Abstract Sunday is Christoph Niemann’s online spot for The New York Times in which his personal world is revealed through down-the-line wit and everyday observations, all depicted in the gloriously straight-faced universal language of diagrams. Recently ABRAMS collected these brilliantly effective schematic stories and published them into as a book titled Abstract City which covers such ubiquitous themes as electric cable frustration, public transport irrationality, the love of/the hate of coffee and everybody’s favourite – creative block.
Looking at Christoph’s work is like getting great answers to FAQs about him and absurdity of life in New York (though he is now based in Berlin). The simplicity that one just “gets” his work belies a crazy talent to hide the metaphorical iceberg we like to call The Brief and it’s this sort of skill (plus an excellent sense of humour) that places him far and away from the crowd. We caught up with him to ask a few (hopefully non-frequently asked) questions about publishing and problem solving…
Hi Christoph, how did the original Abstract City start and why publish it in book form?
In 2008 I was asked by Brian Rea of The New York Times to start a series of visual essays for the opinion section of nytimes.com. I had always tried to give my drawings a personal twist, but had never come up with my own stories before. I was completely out of my comfort zone — which was exactly what I was looking for, because I was afraid that I would eventually become too comfortable with the work I was doing.
There was a considerable amount of anguish and despair involved in coming up with new chapters. But even though the process wasn’t pretty, there was a point where I felt that despite the varying styles and approaches, the different essays started having something like a narrative. And as much as I like the flexibility and reach of the web, I am just too old school to resist the temptation of a properly printed book.
Has your work always been so schematic and your subject matter always so personal?

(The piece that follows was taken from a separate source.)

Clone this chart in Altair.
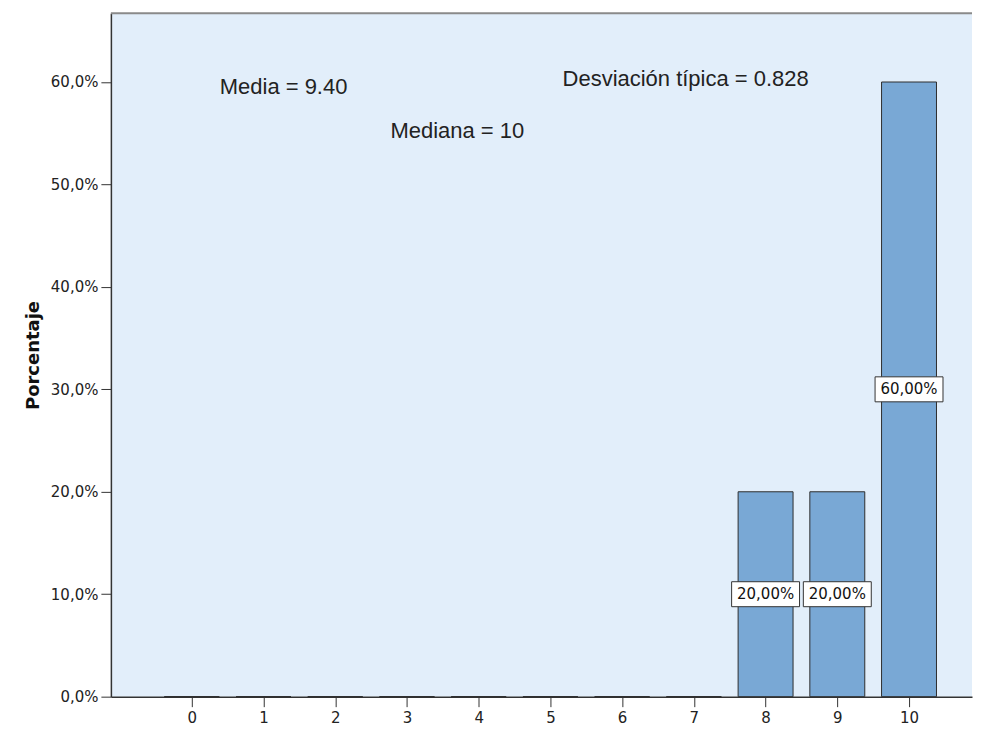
import altair as alt
import pandas as pd

# ---- data ----
categories = [0, 1, 2, 3, 4, 5, 6, 7, 8, 9, 10]
percentages = [0, 0, 0, 0, 0, 0, 0, 0, 20, 20, 60]
y_ticks = [0, 10, 20, 30, 40, 50, 60]
stat_labels = ["Media = 9.40", "Mediana = 10", "Desviación típica = 0.828"]
stat_x = [0.39, 2.77, 5.17]
stat_y = [58.8, 54.5, 59.6]

df = pd.DataFrame({"cat": categories, "pct": percentages})
stats = pd.DataFrame({"label": stat_labels, "x": stat_x, "y": stat_y})

W, H = 862, 684
xscale = alt.Scale(domain=[-1.128, 10.878], nice=False, zero=False, padding=0)
yscale = alt.Scale(domain=[0, 66.7], nice=False, padding=0)

x_axis = alt.Axis(values=categories, format="d", grid=False,
                  tickSize=10, labelPadding=4, labelFont="DejaVu Sans",
                  labelFontSize=15, labelColor="#222222", domainColor="#333333",
                  tickColor="#333333", labelFlush=False, domainWidth=1.5)
y_axis = alt.Axis(values=y_ticks,
                  labelExpr="replace(format(datum.value, '.1f'), '.', ',') + '%'",
                  titleFont="DejaVu Sans", titleFontSize=18,
                  titleFontWeight="bold", titleColor="#111111", titlePadding=8,
                  grid=False, tickSize=10, labelPadding=3, labelFont="DejaVu Sans",
                  labelFontSize=15, labelColor="#222222", domainColor="#333333",
                  tickColor="#333333", domainWidth=1.5)


def X(field):
    return alt.X(field, scale=xscale, axis=x_axis, title=None)


def Y(field):
    return alt.Y(field, scale=yscale, axis=y_axis, title="Porcentaje")


bars = alt.Chart(df).mark_bar(size=55, fill="#79A8D5", stroke="#2e2e2e", strokeWidth=1).encode(
    x=X("cat:Q"), y=Y("pct:Q"),
)

box_path = "M-2.72,-1L2.72,-1L2.72,1L-2.72,1Z"
labelled = alt.Chart(df).transform_filter("datum.pct > 0").transform_calculate(
    mid="datum.pct / 2",
    lab="replace(format(datum.pct, '.2f'), '.', ',') + '%'",
)
boxes = labelled.mark_point(shape=box_path, size=625, filled=True, fill="white",
                            stroke="#333333", strokeWidth=1, opacity=1).encode(
    x=X("cat:Q"), y=Y("mid:Q"),
)
box_text = labelled.mark_text(font="DejaVu Sans", fontSize=15, color="#111111").encode(
    x=X("cat:Q"), y=Y("mid:Q"), text="lab:N",
)

stat_text = alt.Chart(stats).mark_text(font="Liberation Sans", fontSize=22, align="left",
                                       baseline="alphabetic", color="#222222").encode(
    x=X("x:Q"), y=Y("y:Q"), text="label:N",
)

top_line = alt.Chart(pd.DataFrame({"k": [0]})).mark_rule(color="#8a8a8a", strokeWidth=2).encode(
    x=alt.value(0), x2=alt.value(W), y=alt.value(0)
)

chart = alt.layer(bars, boxes, box_text, stat_text, top_line).properties(
    width=W, height=H,
    background="white",
    padding={"left": 16, "top": 4, "right": 0, "bottom": 0},
).configure_view(stroke=None, fill="#E2EEFA")

chart.save("out.html", embed_options={"renderer": "svg", "actions": False})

When I started drawing, all I cared about was raw skill: the more fancy highlights per square inch in a given illustration the better. I studied graphic design, and realised that the approach of picking a style based on the idea was much more powerful than the other way around. I am a fan of the visual style of infographics, but I especially like them for their deadpan quality to present puns. When you deliver a silly joke you shouldn’t giggle.
It was actually part of the assignment to do “personal” stories, which frankly freaked me out a bit, since I knew that my personal history is just way too bland to entertain an audience with more than 10 minutes worth of titillating tales. Ultimately I found that what I enjoyed most was connecting with the reader through the poetry and absurdity of our common experiences.
“Ultimately I found that what I enjoyed most was connecting with the reader through the poetry and absurdity of our common experiences.”
Do you think that your particular role as graphic designer and illustrator could be generalised as “problem solver”?
I absolutely think of myself as a problem solver! Any assignment, whether self-generated or from a client, needs to be broken down into a set of problems that I then try to solve — a process that is a lot less sexy than one would think (I always thought this would feel like playing ping pong with ballet moves, but it’s more like doing math while lifting weights).
You must never forget though, that nobody enjoys looking at something that feels like it was created through lifting weights while doing math. It is crucial that once you have solved the problem you spend just as much time making things look like you just came up with it as you were sitting in a pretty café, dreamily slurping your macchiato.
So what is the best problem you have ever solved?
The thing I dislike most about these visual essays is the lack of a crushing deadline. When I work for newspapers and magazines I usually have days or even hours instead of weeks and months. I always liked the intensity of working under an impossible time pressure (my record is for an OpEd illustration about Pakistan’s nuclear arsenal — 45 minutes from receiving the article to delivering the final illustration).
So to bring back the adrenaline of proper deadlines into my personal work I decided to live draw the NYC Marathon — while actually running it. I’m not sure if it’s the best problem I have solved. Maybe it was just the silliest one— but definitely the most physically challenging.